Here is the key: Not all assets can be taken. Only non-exempt assets may be used to satisfy a judgment. By maximizing one’s exempt assets, to the disfavor of non-exempt assets, there is less for a creditor to take. This can discourage a plaintiff from filing a lawsuit in the first place.

One example of an exempt asset is the homestead – or at least, part of it anyway. In Washington State, the first $125,000 of equity in one’s home is exempt from creditors. This is commonly known as the homestead exemption.  Other states have lower homestead exemptions, and some have unlimited exemptions. 

The “equity” is calculated by adding up all the mortgages on the home and subtracting that amount from the distressed sale value of the home. (The “distressed sale value” is the amount it would sell at a foreclosure auction.) If that amount is less than $125,000, a creditor will not be able to take the home. That is not to say the creditor cannot let his judgment sit as a lien and “season” over time, waiting for the owner’s equity to increase.  

If the equity is more than $125,000, the creditor can take the home, but the owner first gets $125,000 to keep (after the mortgages are paid) and may put that into another home.  

Individual retirement accounts, 401ks, and life insurance policies are also exempt from creditors. This is a great reason to maximize retirement contributions. Not only do retirement accounts offer tax savings, but they are protected from creditors.

Social Security income is another exempt asset.   

It is a popular myth that putting assets into a trust will keep them out of reach from creditors. This is only half true.  

First, for the uninitiated, a “trust” is a relationship where one person, a trustor, gives an asset to another, the trustee, with the expectation that the trustee will follow the trustor’s directions in managing the asset to benefit another, the beneficiary. In legal jargon, the “legal” title (held by the trustee) and the “equitable” title (held by the beneficiary) are split.   

A self-settled trust, where the trustor is his own beneficiary, is fair game for creditors. In these situations courts look at form over substance, and allow creditors to invade trust assets to pay the debts of the trustor/beneficiary.

On the other hand, non-self-settled trusts are typically exempt from creditors. A non-self-settled trust is created when someone irrevocably puts assets in trust for the benefit of another. Estate planners typically advise clients to use this type of trust in order to give children-heirs the benefit of an inheritance, while not giving them legal title. This type of trust will stymy creditors.   

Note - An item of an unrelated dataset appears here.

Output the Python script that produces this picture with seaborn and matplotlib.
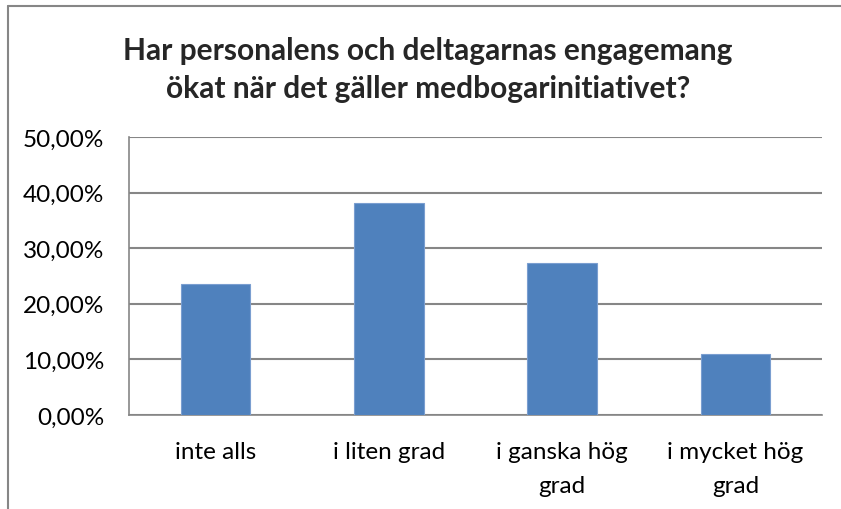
import matplotlib
matplotlib.use("Agg")
import matplotlib.pyplot as plt
from matplotlib.lines import Line2D
from matplotlib.ticker import FuncFormatter, FixedLocator
import seaborn as sns
import pandas as pd

# ---- data ----
categories = ["inte alls", "i liten grad", "i ganska hög\ngrad", "i mycket hög\ngrad"]
shares = [23.6, 38.2, 27.3, 10.9]   # percent
y_ticks = [0, 10, 20, 30, 40, 50]
title = "Har personalens och deltagarnas engagemang\nökat när det gäller medbogarinitiativet?"

df = pd.DataFrame({"svar": categories, "andel": shares})

sns.set_theme(style="white")
plt.rcParams["font.family"] = ["Lato", "DejaVu Sans"]

grey = "#868686"
fig = plt.figure(figsize=(8.41, 5.10), dpi=100)
ax = fig.add_axes([129 / 841, (510 - 416) / 510, (822 - 129) / 841, (416 - 138) / 510])

sns.barplot(data=df, x="svar", y="andel", color="#4F81BD", width=0.4,
            edgecolor="#7A9ED0", linewidth=0.8, saturation=1, ax=ax, zorder=3)

ax.set_ylim(0, 50)
ax.set_xlim(-0.5, len(categories) - 0.5)
ax.yaxis.set_major_locator(FixedLocator(y_ticks))
ax.yaxis.set_major_formatter(FuncFormatter(lambda v, p: f"{v:.2f}%".replace(".", ",")))
ax.grid(axis="y", color=grey, linewidth=1.5, zorder=0)
ax.set_axisbelow(True)

# category boundaries get the ticks, labels sit in the middle
ax.set_xticks(range(len(categories)))
ax.set_xticklabels(categories, fontsize=17.5, color="black", linespacing=1.75, va="top")
ax.set_xticks([i - 0.5 for i in range(len(categories) + 1)], minor=True)
ax.tick_params(axis="x", which="major", length=0, pad=19)
ax.tick_params(axis="x", which="minor", length=7, width=1, color=grey, direction="out")
ax.tick_params(axis="y", length=7, width=1, color=grey, direction="out", labelsize=17.5,
               labelcolor="black", pad=11)
ax.set_xlabel("")
ax.set_ylabel("")

for side in ["top", "right"]:
    ax.spines[side].set_visible(False)
for side in ["left", "bottom"]:
    ax.spines[side].set_color(grey)
    ax.spines[side].set_linewidth(1.2)

fig.text(428 / 841, 1 - 70 / 510, title, ha="center", va="center",
         fontsize=21.5, fontweight="bold", linespacing=1.4)

# outer chart frame (top and left edges visible in the crop)
fig.add_artist(Line2D([8 / 841, 1], [1 - 7 / 510, 1 - 7 / 510], color=grey, linewidth=1.5,
                      transform=fig.transFigure))
fig.add_artist(Line2D([8 / 841, 8 / 841], [0, 1 - 7 / 510], color=grey, linewidth=1.5,
                      transform=fig.transFigure))

fig.savefig("out.png", dpi=100)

Another popular myth is that gifting assets to a friend or family member will automatically keep them from creditors. If the gift is so large that it leaves the donor with nothing but debt, it is called a “fraudulent transfer.” Creditors can (and often do) undo these transactions.

There is no magic bullet to living risk-free. Being careful, honest and fair in business is the best way to protect against lawsuits. Carrying insurance is a must too. Maximizing one’s creditor exemptions can be another good idea.